-- START OF Exercise materials --

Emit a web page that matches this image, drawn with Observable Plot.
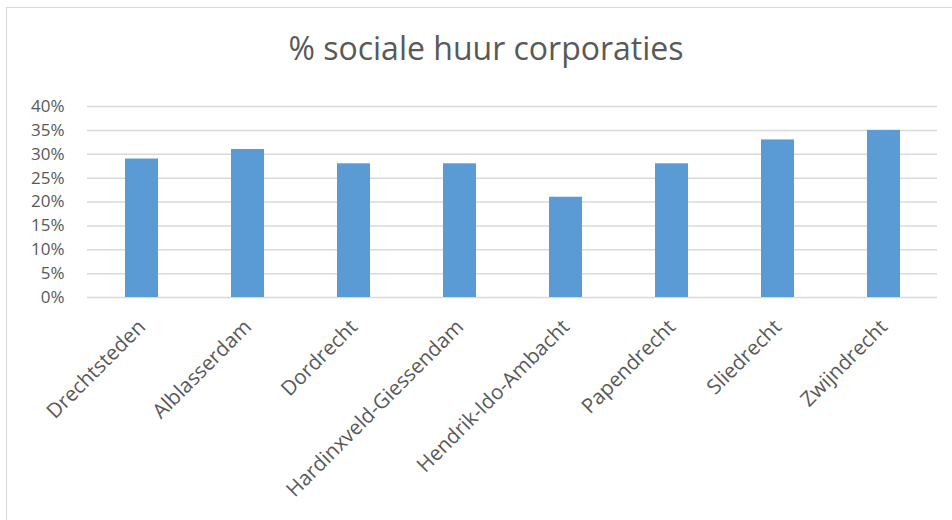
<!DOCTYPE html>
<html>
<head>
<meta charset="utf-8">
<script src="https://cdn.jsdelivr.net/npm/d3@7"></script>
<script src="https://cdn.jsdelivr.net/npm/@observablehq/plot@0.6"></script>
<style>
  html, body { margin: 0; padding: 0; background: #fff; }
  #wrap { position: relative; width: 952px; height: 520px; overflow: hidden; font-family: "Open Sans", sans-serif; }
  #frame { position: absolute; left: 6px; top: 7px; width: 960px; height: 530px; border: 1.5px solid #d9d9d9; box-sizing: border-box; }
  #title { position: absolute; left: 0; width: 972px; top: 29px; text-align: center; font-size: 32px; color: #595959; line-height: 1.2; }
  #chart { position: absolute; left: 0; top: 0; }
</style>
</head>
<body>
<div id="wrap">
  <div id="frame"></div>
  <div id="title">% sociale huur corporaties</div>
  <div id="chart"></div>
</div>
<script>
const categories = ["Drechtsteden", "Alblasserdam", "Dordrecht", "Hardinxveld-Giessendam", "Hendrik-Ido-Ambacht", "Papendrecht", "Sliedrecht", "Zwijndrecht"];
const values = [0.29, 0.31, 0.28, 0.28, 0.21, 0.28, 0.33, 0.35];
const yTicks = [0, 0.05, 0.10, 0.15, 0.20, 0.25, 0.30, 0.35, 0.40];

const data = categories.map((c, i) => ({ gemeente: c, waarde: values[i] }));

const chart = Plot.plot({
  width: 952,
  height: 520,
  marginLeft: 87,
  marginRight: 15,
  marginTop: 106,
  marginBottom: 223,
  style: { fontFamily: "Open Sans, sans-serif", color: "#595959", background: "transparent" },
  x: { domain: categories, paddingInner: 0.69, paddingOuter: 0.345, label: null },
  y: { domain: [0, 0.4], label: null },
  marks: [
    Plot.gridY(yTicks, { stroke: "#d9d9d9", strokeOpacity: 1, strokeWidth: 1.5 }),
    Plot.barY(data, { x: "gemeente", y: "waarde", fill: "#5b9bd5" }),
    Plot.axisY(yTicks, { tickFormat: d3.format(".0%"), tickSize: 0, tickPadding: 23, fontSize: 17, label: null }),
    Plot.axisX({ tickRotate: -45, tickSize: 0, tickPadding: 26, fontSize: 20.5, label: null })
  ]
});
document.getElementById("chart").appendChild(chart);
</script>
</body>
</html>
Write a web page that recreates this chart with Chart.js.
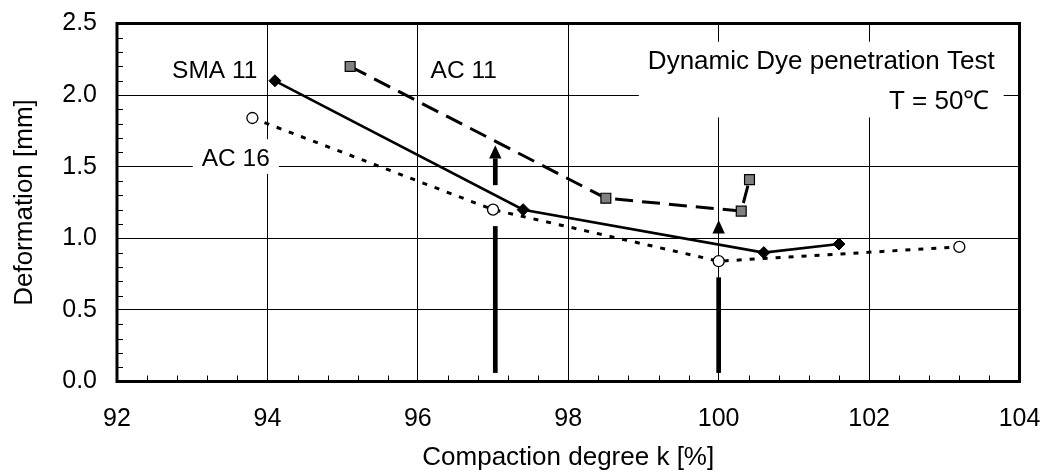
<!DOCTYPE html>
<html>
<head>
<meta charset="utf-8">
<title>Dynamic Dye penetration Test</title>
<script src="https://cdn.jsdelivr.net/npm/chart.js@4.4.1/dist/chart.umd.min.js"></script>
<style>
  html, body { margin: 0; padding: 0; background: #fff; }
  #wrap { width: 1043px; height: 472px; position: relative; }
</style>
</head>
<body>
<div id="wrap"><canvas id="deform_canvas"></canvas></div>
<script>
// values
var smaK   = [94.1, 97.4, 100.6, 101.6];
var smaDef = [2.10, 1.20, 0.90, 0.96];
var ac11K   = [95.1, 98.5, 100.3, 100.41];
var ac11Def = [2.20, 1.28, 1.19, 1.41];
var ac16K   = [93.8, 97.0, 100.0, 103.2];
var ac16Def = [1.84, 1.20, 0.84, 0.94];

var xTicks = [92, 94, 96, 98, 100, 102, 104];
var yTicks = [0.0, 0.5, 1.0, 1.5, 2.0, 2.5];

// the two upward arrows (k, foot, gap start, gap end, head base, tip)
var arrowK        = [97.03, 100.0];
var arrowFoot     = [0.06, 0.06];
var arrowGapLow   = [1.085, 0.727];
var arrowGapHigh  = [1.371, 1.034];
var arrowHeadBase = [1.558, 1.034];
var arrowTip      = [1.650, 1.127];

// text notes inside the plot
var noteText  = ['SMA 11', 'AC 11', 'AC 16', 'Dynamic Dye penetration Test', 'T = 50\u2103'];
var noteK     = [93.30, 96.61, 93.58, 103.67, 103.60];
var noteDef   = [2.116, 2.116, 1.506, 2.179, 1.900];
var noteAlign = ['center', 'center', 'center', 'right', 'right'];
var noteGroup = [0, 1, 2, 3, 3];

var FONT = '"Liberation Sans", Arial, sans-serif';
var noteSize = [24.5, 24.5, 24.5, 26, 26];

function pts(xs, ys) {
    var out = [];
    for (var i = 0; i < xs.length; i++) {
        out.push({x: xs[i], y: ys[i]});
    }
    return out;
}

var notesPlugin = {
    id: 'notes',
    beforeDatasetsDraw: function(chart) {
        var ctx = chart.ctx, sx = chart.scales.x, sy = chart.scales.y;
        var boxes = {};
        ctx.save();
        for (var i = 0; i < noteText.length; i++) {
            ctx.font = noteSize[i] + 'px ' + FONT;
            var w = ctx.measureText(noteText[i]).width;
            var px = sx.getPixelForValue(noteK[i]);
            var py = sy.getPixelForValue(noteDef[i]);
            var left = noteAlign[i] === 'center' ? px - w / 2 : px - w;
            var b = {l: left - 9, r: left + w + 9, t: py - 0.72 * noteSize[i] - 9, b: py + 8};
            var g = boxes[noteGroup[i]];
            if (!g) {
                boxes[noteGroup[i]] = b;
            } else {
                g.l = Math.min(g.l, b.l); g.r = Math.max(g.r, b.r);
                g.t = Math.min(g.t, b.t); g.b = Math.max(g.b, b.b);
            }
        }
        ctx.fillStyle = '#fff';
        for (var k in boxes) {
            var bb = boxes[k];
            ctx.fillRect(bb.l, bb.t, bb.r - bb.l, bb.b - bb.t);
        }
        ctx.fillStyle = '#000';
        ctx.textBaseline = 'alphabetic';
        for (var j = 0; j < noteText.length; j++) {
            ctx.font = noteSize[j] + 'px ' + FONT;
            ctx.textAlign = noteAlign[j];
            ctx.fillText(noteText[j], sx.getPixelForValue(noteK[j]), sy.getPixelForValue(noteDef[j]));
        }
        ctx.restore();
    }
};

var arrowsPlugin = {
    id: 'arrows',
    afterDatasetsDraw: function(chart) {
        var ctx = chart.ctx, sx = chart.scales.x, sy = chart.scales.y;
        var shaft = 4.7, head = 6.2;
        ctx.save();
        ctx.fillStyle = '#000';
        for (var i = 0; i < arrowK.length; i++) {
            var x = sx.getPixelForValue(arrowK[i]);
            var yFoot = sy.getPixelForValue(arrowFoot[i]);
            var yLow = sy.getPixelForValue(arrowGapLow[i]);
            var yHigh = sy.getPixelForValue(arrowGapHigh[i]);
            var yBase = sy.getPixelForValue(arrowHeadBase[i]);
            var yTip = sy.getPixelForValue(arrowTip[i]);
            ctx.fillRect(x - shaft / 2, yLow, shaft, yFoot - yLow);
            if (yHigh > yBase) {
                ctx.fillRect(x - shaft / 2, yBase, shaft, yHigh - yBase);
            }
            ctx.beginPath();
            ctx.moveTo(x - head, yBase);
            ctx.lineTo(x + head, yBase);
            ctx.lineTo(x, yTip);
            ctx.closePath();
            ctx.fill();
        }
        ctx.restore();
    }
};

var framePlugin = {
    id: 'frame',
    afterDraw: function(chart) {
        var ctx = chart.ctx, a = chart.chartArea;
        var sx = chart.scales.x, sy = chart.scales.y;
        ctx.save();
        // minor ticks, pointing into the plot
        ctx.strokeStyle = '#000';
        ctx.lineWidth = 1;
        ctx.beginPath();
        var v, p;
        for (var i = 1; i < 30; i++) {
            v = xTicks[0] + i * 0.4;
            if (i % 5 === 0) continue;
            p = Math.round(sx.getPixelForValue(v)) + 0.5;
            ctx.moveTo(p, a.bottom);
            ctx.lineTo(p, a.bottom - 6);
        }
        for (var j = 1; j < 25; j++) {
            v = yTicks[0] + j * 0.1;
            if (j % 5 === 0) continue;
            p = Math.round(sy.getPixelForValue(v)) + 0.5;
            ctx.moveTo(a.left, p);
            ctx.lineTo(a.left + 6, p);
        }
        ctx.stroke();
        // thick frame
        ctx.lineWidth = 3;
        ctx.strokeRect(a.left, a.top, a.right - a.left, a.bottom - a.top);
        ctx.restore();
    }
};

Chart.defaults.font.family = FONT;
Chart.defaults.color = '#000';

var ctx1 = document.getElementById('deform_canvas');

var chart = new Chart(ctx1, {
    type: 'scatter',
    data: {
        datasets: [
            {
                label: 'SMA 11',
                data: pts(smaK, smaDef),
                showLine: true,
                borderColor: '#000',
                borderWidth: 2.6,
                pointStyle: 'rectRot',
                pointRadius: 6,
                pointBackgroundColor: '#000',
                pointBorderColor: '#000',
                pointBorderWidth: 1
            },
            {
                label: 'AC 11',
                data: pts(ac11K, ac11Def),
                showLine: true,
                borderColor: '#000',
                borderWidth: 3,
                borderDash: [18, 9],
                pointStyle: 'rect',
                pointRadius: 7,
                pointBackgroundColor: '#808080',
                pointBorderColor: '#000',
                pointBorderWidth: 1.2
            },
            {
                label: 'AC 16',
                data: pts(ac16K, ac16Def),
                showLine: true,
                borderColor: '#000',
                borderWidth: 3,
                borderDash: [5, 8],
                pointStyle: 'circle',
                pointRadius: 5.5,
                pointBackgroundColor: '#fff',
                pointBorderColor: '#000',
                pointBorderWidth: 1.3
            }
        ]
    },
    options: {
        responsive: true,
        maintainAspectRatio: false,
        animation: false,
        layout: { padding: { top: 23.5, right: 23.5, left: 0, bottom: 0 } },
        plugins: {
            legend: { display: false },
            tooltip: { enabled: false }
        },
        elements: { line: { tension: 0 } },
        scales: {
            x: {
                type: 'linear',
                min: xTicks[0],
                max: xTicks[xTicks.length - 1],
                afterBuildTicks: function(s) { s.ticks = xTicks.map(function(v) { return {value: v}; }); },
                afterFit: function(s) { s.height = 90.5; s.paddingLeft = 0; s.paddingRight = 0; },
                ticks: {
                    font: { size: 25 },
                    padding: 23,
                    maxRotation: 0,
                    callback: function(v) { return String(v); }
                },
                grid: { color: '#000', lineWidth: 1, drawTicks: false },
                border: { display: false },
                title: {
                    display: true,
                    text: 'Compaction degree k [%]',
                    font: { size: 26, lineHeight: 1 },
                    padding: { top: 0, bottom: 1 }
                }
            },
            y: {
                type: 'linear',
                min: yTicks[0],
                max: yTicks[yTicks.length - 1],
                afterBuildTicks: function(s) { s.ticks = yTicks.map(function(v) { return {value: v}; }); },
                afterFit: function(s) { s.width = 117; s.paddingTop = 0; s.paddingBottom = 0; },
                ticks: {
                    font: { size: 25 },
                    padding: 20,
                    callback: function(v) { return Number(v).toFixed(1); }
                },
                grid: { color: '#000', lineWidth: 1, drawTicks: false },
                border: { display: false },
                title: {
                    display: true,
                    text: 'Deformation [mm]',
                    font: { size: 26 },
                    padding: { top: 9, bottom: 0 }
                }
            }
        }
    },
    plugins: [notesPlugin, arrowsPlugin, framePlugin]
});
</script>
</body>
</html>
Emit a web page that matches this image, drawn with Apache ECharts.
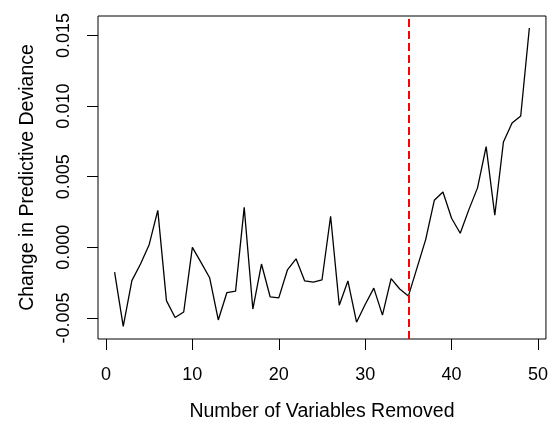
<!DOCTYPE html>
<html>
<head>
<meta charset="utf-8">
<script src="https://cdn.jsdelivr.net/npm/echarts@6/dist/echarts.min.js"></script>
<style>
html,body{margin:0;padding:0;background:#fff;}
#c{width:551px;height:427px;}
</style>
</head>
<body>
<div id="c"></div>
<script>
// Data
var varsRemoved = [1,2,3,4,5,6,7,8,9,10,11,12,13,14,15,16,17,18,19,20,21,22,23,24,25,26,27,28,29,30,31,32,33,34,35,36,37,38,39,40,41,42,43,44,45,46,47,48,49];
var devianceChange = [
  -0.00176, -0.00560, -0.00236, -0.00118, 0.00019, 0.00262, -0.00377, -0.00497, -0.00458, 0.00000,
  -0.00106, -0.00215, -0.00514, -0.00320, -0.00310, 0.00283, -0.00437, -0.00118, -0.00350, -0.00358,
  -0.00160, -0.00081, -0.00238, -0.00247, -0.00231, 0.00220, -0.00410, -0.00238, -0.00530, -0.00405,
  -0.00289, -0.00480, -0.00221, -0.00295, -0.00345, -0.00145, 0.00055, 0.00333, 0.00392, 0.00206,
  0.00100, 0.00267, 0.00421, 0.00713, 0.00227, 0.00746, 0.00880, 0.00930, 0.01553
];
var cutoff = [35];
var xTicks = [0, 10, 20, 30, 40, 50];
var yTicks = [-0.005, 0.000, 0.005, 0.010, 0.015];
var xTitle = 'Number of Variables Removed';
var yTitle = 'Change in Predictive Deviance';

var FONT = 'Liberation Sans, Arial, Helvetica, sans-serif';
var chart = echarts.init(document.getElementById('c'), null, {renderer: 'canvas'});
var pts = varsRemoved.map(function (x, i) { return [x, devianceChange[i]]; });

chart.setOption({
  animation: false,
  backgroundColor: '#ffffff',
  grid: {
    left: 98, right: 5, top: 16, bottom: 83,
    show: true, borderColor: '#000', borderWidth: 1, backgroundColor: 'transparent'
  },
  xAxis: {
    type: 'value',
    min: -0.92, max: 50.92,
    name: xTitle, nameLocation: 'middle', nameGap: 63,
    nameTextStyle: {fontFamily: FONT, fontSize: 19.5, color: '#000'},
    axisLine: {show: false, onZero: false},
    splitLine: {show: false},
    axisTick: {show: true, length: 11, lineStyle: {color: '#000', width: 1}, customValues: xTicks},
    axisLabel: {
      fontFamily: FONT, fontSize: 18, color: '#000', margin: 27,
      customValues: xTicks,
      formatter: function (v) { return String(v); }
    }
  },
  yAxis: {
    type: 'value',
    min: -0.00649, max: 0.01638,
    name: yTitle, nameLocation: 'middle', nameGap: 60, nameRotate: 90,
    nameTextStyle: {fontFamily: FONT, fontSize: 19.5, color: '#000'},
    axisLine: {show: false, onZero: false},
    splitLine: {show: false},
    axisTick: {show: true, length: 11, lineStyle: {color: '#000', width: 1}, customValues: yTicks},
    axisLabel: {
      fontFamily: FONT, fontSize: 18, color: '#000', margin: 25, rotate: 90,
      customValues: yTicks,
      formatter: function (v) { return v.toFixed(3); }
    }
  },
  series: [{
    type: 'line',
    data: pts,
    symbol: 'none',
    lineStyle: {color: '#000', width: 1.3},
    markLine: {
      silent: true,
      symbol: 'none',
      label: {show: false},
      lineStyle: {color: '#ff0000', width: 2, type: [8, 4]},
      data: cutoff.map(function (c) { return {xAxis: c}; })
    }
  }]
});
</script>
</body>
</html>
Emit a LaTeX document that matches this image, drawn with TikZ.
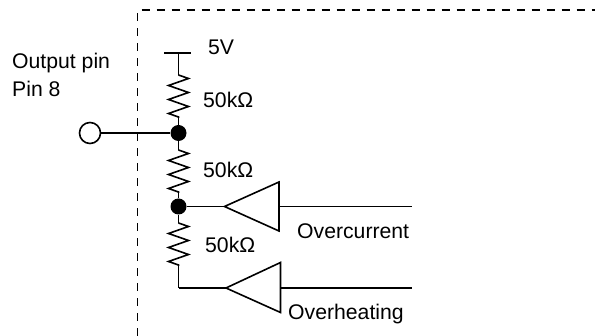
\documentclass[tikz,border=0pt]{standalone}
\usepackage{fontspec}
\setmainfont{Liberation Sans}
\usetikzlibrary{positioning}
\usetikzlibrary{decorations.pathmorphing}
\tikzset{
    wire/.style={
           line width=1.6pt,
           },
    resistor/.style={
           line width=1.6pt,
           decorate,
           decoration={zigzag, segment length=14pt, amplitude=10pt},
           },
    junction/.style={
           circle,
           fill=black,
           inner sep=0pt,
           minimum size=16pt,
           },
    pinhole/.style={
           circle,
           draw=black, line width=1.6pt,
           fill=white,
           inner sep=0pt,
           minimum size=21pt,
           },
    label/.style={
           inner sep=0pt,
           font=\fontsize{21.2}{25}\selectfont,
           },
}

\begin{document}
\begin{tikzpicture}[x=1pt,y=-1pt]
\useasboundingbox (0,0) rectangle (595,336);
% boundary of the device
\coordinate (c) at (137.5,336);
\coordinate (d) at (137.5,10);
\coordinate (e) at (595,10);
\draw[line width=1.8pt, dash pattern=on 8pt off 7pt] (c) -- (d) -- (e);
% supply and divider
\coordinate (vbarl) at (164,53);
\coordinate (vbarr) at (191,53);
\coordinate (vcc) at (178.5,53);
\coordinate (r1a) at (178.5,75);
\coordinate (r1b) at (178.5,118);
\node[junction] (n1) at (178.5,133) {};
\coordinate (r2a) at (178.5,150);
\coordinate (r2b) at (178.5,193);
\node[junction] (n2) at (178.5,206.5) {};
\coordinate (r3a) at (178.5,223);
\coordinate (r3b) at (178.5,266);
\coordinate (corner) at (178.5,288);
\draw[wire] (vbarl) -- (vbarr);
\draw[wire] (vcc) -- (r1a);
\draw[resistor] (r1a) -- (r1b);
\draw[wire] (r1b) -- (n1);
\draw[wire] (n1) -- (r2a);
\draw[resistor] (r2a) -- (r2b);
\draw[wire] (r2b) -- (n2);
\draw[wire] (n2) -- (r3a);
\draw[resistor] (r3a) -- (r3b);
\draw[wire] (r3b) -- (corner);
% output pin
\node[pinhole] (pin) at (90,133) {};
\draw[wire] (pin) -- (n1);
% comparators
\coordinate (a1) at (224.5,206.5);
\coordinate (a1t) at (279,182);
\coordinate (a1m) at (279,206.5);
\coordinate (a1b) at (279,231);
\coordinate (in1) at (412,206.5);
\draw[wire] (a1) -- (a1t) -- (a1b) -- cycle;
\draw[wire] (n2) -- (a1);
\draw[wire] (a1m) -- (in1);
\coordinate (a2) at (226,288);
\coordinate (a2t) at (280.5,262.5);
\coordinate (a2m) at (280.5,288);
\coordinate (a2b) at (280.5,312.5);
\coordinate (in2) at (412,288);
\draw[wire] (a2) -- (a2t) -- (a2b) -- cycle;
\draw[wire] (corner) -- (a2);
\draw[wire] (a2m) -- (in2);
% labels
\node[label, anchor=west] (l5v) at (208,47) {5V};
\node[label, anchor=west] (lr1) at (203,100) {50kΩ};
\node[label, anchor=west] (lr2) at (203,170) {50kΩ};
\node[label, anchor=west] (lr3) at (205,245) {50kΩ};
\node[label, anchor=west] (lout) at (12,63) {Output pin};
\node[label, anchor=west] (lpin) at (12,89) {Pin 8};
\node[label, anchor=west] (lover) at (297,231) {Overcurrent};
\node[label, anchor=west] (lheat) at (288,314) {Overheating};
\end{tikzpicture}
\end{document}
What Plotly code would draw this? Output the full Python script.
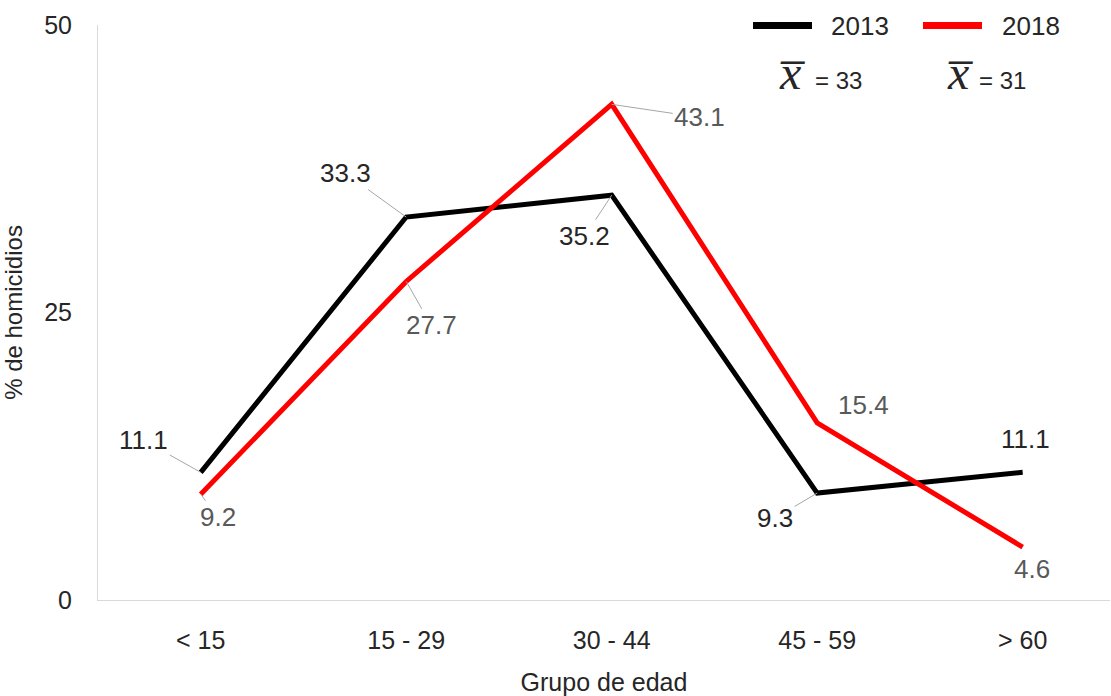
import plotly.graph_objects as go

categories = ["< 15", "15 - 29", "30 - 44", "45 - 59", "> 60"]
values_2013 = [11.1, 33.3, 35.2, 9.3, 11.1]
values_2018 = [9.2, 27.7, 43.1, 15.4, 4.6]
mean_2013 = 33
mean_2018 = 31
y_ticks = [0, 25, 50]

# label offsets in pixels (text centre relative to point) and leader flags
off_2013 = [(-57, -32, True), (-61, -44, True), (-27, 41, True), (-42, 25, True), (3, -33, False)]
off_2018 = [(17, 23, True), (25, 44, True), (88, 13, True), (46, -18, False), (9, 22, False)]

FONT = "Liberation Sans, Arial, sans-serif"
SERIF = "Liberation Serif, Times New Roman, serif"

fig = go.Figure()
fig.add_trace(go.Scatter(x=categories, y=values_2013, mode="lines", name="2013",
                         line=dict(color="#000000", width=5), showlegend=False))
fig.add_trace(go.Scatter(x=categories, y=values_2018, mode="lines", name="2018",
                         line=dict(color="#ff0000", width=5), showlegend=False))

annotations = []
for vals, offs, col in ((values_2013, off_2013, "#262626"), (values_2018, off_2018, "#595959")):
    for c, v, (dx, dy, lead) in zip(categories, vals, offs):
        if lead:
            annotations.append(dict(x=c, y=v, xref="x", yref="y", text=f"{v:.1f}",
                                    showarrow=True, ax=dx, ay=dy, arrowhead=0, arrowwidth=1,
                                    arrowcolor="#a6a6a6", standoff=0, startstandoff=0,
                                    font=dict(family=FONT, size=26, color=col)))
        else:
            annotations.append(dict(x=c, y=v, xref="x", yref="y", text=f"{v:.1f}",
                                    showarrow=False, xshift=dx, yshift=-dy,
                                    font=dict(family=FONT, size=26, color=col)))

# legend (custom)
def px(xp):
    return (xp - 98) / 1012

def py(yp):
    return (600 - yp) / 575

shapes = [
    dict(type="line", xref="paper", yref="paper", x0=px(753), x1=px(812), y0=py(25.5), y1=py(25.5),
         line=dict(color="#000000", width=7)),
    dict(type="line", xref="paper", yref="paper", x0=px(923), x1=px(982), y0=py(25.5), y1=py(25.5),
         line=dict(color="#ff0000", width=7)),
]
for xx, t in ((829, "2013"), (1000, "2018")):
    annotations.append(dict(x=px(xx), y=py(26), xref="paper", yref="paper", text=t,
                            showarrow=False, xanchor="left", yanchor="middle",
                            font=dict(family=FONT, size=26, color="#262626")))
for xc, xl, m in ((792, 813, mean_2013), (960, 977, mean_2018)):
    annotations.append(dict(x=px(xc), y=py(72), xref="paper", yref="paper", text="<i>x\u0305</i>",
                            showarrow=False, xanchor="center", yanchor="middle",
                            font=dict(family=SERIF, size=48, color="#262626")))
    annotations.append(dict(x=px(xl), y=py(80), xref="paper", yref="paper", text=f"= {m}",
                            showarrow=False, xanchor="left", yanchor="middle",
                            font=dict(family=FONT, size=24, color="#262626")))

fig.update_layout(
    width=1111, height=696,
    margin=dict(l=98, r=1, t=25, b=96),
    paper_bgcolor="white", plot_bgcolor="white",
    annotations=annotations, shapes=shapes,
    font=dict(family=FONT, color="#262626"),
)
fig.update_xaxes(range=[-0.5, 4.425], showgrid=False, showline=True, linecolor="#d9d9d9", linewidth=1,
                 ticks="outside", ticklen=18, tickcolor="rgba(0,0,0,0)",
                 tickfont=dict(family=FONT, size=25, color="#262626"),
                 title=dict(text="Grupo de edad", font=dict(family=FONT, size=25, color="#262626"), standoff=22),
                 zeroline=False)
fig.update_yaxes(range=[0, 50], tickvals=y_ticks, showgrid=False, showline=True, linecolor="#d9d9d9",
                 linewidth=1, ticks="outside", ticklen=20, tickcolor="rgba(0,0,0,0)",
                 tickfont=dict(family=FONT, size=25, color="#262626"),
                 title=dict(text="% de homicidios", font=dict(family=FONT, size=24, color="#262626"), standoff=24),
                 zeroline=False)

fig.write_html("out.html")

-- END OF Exercise materials --

Given request: From the records above, copy exactly the lines starting at the one with "Write a web" and ending at the one with "var yTicks = [0.0, 0.5, 1.0, 1.5, 2.0, 2.5];", and no others. Pictures stay out.

Solution to this exercise:
Write a web page that recreates this chart with Chart.js.
<!DOCTYPE html>
<html>
<head>
<meta charset="utf-8">
<title>Dynamic Dye penetration Test</title>
<script src="https://cdn.jsdelivr.net/npm/chart.js@4.4.1/dist/chart.umd.min.js"></script>
<style>
  html, body { margin: 0; padding: 0; background: #fff; }
  #wrap { width: 1043px; height: 472px; position: relative; }
</style>
</head>
<body>
<div id="wrap"><canvas id="deform_canvas"></canvas></div>
<script>
// values
var smaK   = [94.1, 97.4, 100.6, 101.6];
var smaDef = [2.10, 1.20, 0.90, 0.96];
var ac11K   = [95.1, 98.5, 100.3, 100.41];
var ac11Def = [2.20, 1.28, 1.19, 1.41];
var ac16K   = [93.8, 97.0, 100.0, 103.2];
var ac16Def = [1.84, 1.20, 0.84, 0.94];

var xTicks = [92, 94, 96, 98, 100, 102, 104];
var yTicks = [0.0, 0.5, 1.0, 1.5, 2.0, 2.5];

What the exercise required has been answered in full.